I was born in love with horses. By the time I got to be nine, I had pestered my folks for a pony. I hated school, but they decided it might be easier to get me a pony and see if that would settle me down. They did and I did. His name was Thunder. I was nine, my mother turned me over to a couple of the teenage boys who had ponies and rode and said, ‘you teach her what she needs to know.’ They looked after me and the pony taught me how to ride. When that year was over, one of my teachers had outgrown his pony so I sold mine to a little kid and bought Jerry… by then I knew I wanted to raise horses for my life’s work. I did… I raised good ones and that’s how I got into New Mexico. People from St. Louis, I was at the other end of the state, had bought horses from me and were doing really well in shows. When they moved out here and took their horses out here and some people out here bought some from me and I brought them out. That was my first time in New Mexico.

Do most of your artworks focus on horses?

Probably more birds than anything. I really love the landscapes. I just get involved with birds and they are just endlessly fascinating.

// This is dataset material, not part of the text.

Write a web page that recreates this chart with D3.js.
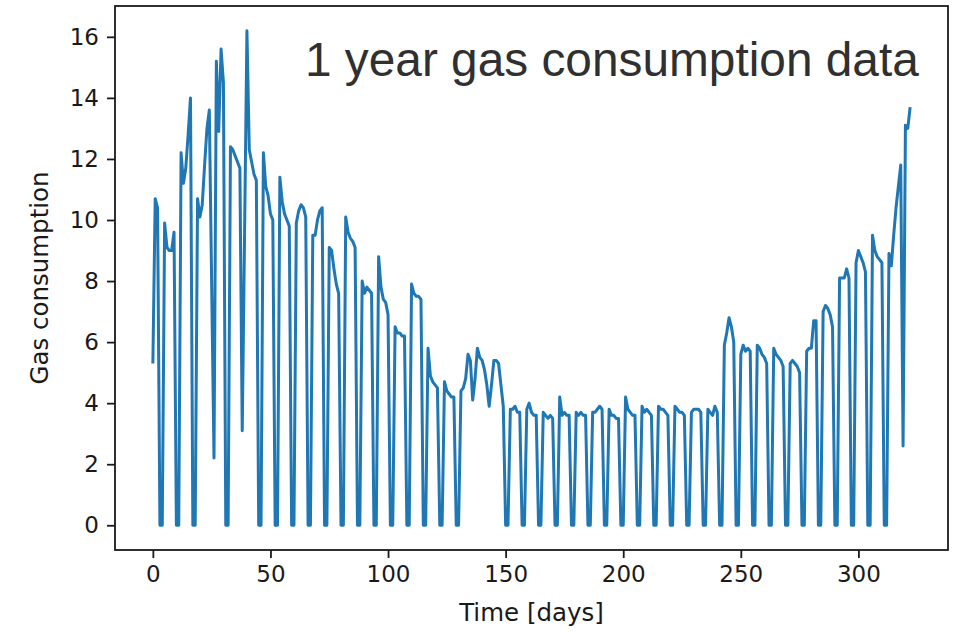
<!DOCTYPE html>
<html>
<head>
<meta charset="utf-8">
<script src="https://cdn.jsdelivr.net/npm/d3@7"></script>
<style>
  html, body { margin: 0; padding: 0; background: #ffffff; }
  svg { display: block; }
</style>
</head>
<body>
<svg id="chart" width="965" height="634"></svg>
<script>
// Daily gas consumption, one value per day (weekends usually drop to zero)
const gasConsumption = [
  5.3, 10.7, 10.4, 0, 0,
  9.9, 9.1, 9.0, 9.0, 9.6, 0, 0,
  12.2, 11.2, 11.7, 12.8, 14.0, 0, 0,
  10.7, 10.1, 10.5, 11.8, 13.0, 13.6, 7.9,
  2.2, 15.2, 12.9, 15.6, 14.5, 0, 0,
  12.4, 12.3, 12.1, 11.9, 11.7, 3.1, 9.6,
  16.2, 12.3, 11.9, 11.5, 11.3, 0, 0,
  12.2, 11.1, 10.8, 10.2, 10.0, 0, 0,
  11.4, 10.6, 10.2, 10.0, 9.8, 0, 0,
  9.9, 10.3, 10.5, 10.4, 10.1, 0, 0,
  9.5, 9.5, 10.0, 10.3, 10.4, 0, 0,
  9.1, 9.0, 8.4, 7.9, 7.6, 0, 0,
  10.1, 9.6, 9.4, 9.3, 9.1, 0, 0,
  8.0, 7.6, 7.8, 7.7, 7.6, 0, 0,
  8.8, 7.8, 7.4, 7.3, 6.9, 0, 0,
  6.5, 6.3, 6.3, 6.2, 6.2, 0, 0,
  7.9, 7.6, 7.5, 7.5, 7.4, 0, 0,
  5.8, 4.9, 4.7, 4.6, 4.5, 0, 0,
  4.7, 4.4, 4.3, 4.2, 4.2, 0, 0,
  4.4, 4.5, 4.8, 5.6, 5.4, 4.1, 4.8,
  5.8, 5.5, 5.4, 5.1, 4.6, 3.9, 4.6,
  5.4, 5.4, 5.3, 4.6, 3.9, 0, 0,
  3.8, 3.8, 3.9, 3.7, 3.7, 0, 0,
  3.8, 4.0, 3.7, 3.6, 3.6, 0, 0,
  3.7, 3.6, 3.5, 3.6, 3.5, 0, 0,
  4.2, 3.6, 3.7, 3.6, 3.6, 0, 0,
  3.7, 3.6, 3.7, 3.6, 3.6, 0, 0,
  3.7, 3.7, 3.8, 3.9, 3.8, 0, 0,
  3.8, 3.6, 3.6, 3.5, 3.5, 0, 0,
  4.2, 3.8, 3.7, 3.6, 3.6, 0, 0,
  3.9, 3.7, 3.8, 3.7, 3.6, 0, 0,
  3.9, 3.8, 3.8, 3.7, 3.6, 0, 0,
  3.9, 3.8, 3.7, 3.7, 3.6, 0, 0,
  3.7, 3.8, 3.8, 3.8, 3.7, 0, 0,
  3.8, 3.7, 3.6, 3.9, 3.7, 0, 0,
  5.9, 6.3, 6.8, 6.5, 6.0, 0, 0,
  5.6, 5.9, 5.7, 5.8, 5.7, 0, 0,
  5.9, 5.8, 5.6, 5.5, 5.3, 0, 0,
  5.8, 5.6, 5.5, 5.4, 5.2, 0, 0,
  5.3, 5.4, 5.3, 5.2, 5.0, 0, 0,
  5.7, 5.8, 5.8, 6.7, 6.7, 0, 0,
  7.0, 7.2, 7.1, 6.9, 6.5, 0, 0,
  8.1, 8.1, 8.1, 8.4, 8.1, 0, 0,
  8.6, 9.0, 8.8, 8.6, 8.3, 0, 0,
  9.5, 9.0, 8.8, 8.7, 8.6, 0, 0,
  8.9, 8.5, 9.5, 10.4, 11.1, 11.8, 2.6,
  13.1, 13.0, 13.7
];

const xTickValues = [0, 50, 100, 150, 200, 250, 300];
const yTickValues = [0, 2, 4, 6, 8, 10, 12, 14, 16];
const xLabel = "Time [days]";
const yLabel = "Gas consumption";
const annotation = "1 year gas consumption data";

// ---- layout ----
const frame = { left: 115, right: 948, top: 6, bottom: 550 };
const axisFont = "'DejaVu Sans', Verdana, sans-serif";
const tickFontSize = 23;
const labelFontSize = 24.5;
const lineColor = "#1f77b4";
const inkColor = "#1a1a1a";

const n = gasConsumption.length;
const days = d3.range(n);
const xPad = 0.05 * (n - 1);
const yLo = d3.min(gasConsumption), yHi = d3.max(gasConsumption);
const yPad = 0.05 * (yHi - yLo);

const x = d3.scaleLinear()
  .domain([-xPad, (n - 1) + xPad])
  .range([frame.left, frame.right]);
const y = d3.scaleLinear()
  .domain([yLo - yPad, yHi + yPad])
  .range([frame.bottom, frame.top]);

const svg = d3.select("#chart");

// data line, clipped to the axes box
svg.append("clipPath").attr("id", "plot-clip")
  .append("rect")
  .attr("x", frame.left).attr("y", frame.top)
  .attr("width", frame.right - frame.left)
  .attr("height", frame.bottom - frame.top);

const line = d3.line()
  .x((d, i) => x(days[i]))
  .y(d => y(d));

svg.append("path")
  .datum(gasConsumption)
  .attr("clip-path", "url(#plot-clip)")
  .attr("fill", "none")
  .attr("stroke", lineColor)
  .attr("stroke-width", 3)
  .attr("stroke-linejoin", "round")
  .attr("stroke-linecap", "butt")
  .attr("d", line);

// axes
function styleAxis(g) {
  g.select(".domain").remove();
  g.selectAll(".tick line").attr("stroke", inkColor).attr("stroke-width", 1.8);
  g.selectAll(".tick text")
    .attr("fill", inkColor)
    .style("font-family", axisFont)
    .style("font-size", tickFontSize + "px");
}

svg.append("g")
  .attr("transform", `translate(0,${frame.bottom})`)
  .call(d3.axisBottom(x).tickValues(xTickValues).tickSize(8).tickPadding(8).tickFormat(d3.format("d")))
  .call(styleAxis);

svg.append("g")
  .attr("transform", `translate(${frame.left},0)`)
  .call(d3.axisLeft(y).tickValues(yTickValues).tickSize(8).tickPadding(8).tickFormat(d3.format("d")))
  .call(styleAxis);

// axes box
svg.append("rect")
  .attr("x", frame.left).attr("y", frame.top)
  .attr("width", frame.right - frame.left)
  .attr("height", frame.bottom - frame.top)
  .attr("fill", "none")
  .attr("stroke", inkColor)
  .attr("stroke-width", 1.8);

// axis titles
svg.append("text")
  .attr("x", (frame.left + frame.right) / 2)
  .attr("y", 621)
  .attr("text-anchor", "middle")
  .attr("fill", inkColor)
  .style("font-family", axisFont)
  .style("font-size", labelFontSize + "px")
  .text(xLabel);

svg.append("text")
  .attr("transform", `translate(48,${(frame.top + frame.bottom) / 2}) rotate(-90)`)
  .attr("text-anchor", "middle")
  .attr("fill", inkColor)
  .style("font-family", axisFont)
  .style("font-size", labelFontSize + "px")
  .text(yLabel);

// headline inside the plot
svg.append("text")
  .attr("x", 305)
  .attr("y", 76)
  .attr("fill", "#303030")
  .style("font-family", "'Liberation Sans', Arial, sans-serif")
  .style("font-size", "47.8px")
  .text(annotation);
</script>
</body>
</html>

What mediums do you work with?

Pastel is my weapon of choice, but I use acrylics too. There is an advantage to acrylics as you don’t have to glass them. You have to frame it, but you don’t have to glass it. That is attractive. The nice thing about acrylic is there is nothing between you and it and it is very, very durable. It’s a good medium because you can do almost anything in it. It’s not that expensive.

What is your favorite piece you have done?

Stella is one of the favorites. She belongs to my heart, from the get-go. There is one in the computer room (and) it’s getting to where it means more and more to me. I’ve had it for years and years and years. I don’t get to see the boy that’s in it. His unit is deployed. Robert and Captain Rowdy, they grew up together and had years and years of good times together. To me, it’s so peaceful. Its name is Getting to Know You. That and Stella are duking it out.

If you could change one thing about Socorro, what would it be and why?

I wish that we could work together as a community and basically bag the politics for a while. I’m one of the ones who would stand out on the sidewalk with signs, but it gets in our way. The things we are going to have to change, just not in Socorro, but in the United States of America and the rest of the world too, are really drastic and we are 40 years behind. Fiddle farting around like we are is going to have to stop… we are going to have to work harder, and yet we have a lot of community spirit and a lot of people who just give and give. Everybody is going to have to overhaul their attitudes… the people at Alamo are 70 miles away. Magdalena is cute, but Magdalena is not a place where you can make a living. If you are going to make a living, you are going to have to come here. There is no bus service. Most of the Navajos are driving some sort of wrecky car that uses too much gas and falls apart… The state needs to run the Railrunner all the way down to the border. That would help every community. Our little transit here does take people up to Belen, but that is the kind of thing we are going to have to fix and we can’t do it and be all hokey pokey about what party you belong to… For the most part, people here are really kind. The cops and the mayor and the fire department, if you have to deal with them, they are really civilized people and helpful in ways that you just don’t find everywhere you go. That’s adventitious… maybe that’s what I wish for Socorro – that we always be good to each other and we do that a lot. I would like to just build on that.